• Records from a data collection:
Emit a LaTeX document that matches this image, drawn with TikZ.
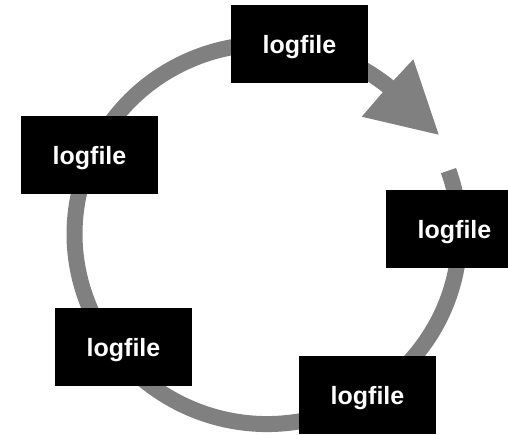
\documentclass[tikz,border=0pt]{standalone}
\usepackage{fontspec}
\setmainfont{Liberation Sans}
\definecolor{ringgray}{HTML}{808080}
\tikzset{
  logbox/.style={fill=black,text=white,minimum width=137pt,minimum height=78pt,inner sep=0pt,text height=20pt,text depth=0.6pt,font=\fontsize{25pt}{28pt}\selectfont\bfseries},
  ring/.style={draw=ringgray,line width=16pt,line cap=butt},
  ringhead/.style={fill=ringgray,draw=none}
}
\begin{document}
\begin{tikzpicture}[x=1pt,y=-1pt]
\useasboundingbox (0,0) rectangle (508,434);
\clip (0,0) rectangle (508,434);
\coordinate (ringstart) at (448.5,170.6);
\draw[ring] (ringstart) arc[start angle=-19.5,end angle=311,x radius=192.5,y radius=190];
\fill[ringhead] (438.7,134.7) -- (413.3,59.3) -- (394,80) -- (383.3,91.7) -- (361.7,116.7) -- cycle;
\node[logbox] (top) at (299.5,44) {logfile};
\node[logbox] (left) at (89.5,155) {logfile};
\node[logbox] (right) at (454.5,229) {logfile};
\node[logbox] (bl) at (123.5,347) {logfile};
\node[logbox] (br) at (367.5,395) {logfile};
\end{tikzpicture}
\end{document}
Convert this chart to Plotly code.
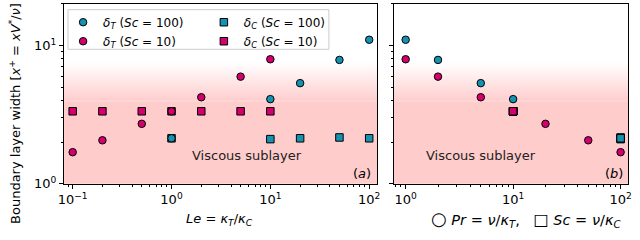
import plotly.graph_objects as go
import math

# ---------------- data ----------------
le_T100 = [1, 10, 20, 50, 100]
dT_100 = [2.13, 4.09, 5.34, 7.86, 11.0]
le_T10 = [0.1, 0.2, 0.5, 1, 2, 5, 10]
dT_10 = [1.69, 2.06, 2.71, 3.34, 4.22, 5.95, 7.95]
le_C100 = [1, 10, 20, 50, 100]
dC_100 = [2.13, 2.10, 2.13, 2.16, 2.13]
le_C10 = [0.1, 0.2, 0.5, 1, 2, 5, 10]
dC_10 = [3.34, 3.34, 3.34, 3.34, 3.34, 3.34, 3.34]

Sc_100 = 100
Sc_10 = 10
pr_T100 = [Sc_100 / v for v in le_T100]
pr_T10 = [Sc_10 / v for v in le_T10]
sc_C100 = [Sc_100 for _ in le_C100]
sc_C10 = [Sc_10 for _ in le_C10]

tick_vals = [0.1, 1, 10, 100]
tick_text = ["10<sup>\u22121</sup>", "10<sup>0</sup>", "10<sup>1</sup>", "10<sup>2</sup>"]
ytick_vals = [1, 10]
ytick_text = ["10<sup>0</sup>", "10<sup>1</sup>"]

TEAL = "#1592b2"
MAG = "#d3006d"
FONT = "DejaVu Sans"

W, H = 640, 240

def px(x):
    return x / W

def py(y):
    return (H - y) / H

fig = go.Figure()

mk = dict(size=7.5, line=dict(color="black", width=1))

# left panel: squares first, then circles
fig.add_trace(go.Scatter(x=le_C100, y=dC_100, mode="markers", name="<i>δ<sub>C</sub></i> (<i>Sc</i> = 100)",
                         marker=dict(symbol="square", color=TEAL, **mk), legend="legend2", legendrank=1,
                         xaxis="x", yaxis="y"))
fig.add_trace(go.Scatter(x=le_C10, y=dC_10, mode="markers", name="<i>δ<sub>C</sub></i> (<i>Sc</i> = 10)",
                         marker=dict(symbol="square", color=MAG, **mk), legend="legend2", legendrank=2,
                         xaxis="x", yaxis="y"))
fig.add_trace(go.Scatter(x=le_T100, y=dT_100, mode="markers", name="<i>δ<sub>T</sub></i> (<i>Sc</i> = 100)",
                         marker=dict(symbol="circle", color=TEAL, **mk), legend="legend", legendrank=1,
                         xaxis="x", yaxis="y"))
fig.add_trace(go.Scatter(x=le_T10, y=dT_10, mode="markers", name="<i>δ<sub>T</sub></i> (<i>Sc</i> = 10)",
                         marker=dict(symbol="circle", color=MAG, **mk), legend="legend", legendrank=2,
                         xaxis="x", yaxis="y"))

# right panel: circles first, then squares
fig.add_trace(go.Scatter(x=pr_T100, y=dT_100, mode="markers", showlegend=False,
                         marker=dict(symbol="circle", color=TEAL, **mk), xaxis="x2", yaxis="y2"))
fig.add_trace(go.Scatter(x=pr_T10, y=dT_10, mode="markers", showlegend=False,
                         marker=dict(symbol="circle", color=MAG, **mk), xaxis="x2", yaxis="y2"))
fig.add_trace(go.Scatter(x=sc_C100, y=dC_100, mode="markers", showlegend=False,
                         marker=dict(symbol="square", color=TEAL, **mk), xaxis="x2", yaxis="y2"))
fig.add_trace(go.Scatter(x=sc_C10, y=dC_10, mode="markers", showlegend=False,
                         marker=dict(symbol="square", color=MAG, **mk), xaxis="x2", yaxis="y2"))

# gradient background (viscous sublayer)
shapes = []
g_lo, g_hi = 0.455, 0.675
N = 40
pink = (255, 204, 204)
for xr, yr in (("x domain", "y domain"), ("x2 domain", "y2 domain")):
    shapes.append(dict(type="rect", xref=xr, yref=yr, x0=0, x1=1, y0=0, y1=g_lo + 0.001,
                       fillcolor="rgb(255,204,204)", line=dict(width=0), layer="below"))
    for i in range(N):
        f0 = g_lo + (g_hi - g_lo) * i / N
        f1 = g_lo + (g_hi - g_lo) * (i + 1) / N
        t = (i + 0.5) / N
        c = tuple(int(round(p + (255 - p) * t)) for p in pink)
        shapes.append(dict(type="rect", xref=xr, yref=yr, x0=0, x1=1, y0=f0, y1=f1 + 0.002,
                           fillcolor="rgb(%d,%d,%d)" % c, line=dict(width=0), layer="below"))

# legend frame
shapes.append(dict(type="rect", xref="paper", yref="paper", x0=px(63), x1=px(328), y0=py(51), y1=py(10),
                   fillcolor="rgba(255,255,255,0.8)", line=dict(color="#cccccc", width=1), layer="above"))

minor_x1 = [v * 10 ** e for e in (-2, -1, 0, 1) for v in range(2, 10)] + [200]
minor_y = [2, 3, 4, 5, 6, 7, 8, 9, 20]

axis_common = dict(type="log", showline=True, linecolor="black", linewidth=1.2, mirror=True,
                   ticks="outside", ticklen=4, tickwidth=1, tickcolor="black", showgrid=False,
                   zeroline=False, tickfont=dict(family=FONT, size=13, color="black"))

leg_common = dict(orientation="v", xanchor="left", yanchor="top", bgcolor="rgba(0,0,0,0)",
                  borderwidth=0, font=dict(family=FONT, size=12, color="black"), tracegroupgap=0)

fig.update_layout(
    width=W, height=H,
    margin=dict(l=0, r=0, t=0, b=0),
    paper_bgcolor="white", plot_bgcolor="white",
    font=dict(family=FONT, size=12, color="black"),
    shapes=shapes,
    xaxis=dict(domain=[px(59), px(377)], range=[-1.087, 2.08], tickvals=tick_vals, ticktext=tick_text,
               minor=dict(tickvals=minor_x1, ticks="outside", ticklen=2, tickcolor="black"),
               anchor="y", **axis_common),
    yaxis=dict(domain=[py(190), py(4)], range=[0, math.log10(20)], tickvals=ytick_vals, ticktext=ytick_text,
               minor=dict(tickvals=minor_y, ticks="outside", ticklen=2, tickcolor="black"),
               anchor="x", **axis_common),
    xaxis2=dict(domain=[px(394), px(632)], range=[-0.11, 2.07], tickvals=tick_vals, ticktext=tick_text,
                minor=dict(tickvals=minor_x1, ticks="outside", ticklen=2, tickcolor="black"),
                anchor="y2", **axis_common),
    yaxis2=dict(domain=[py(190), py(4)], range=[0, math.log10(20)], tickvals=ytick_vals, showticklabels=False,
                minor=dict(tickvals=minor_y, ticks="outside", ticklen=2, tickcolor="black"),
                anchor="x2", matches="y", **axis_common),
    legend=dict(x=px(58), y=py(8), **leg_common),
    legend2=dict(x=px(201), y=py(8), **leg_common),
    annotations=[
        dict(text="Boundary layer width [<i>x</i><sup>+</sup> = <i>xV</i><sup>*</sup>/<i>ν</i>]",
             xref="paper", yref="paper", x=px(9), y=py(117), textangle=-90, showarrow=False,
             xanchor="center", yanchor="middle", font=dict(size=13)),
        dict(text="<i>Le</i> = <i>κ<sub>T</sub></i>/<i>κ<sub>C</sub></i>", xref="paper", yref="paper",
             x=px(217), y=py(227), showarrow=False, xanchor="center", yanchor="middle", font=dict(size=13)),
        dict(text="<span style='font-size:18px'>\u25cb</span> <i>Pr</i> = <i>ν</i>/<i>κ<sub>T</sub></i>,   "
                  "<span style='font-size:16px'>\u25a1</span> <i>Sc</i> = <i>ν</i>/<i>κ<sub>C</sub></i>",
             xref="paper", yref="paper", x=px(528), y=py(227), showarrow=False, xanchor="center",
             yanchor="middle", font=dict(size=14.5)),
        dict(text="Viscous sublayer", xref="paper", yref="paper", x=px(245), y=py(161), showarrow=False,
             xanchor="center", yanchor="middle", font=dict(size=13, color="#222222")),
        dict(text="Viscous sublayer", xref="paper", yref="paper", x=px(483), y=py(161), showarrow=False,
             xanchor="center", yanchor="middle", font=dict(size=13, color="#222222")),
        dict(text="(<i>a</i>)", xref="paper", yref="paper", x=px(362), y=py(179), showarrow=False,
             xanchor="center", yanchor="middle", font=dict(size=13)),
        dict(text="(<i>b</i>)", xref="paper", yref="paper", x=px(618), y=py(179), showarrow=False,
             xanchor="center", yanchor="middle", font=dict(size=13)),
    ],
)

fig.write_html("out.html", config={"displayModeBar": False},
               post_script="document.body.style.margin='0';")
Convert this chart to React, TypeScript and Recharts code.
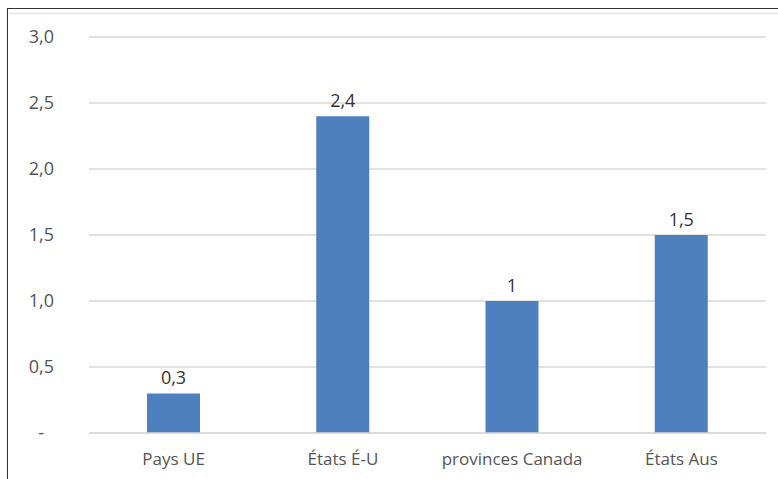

• Problem:
Could you quote, word for word, only the lines from the one containing "Convert this chart to Plotly code." through the one containing "import math", both included, and leave out any pictures?

• Reply to the task:
Convert this chart to Plotly code.
import plotly.graph_objects as go
import math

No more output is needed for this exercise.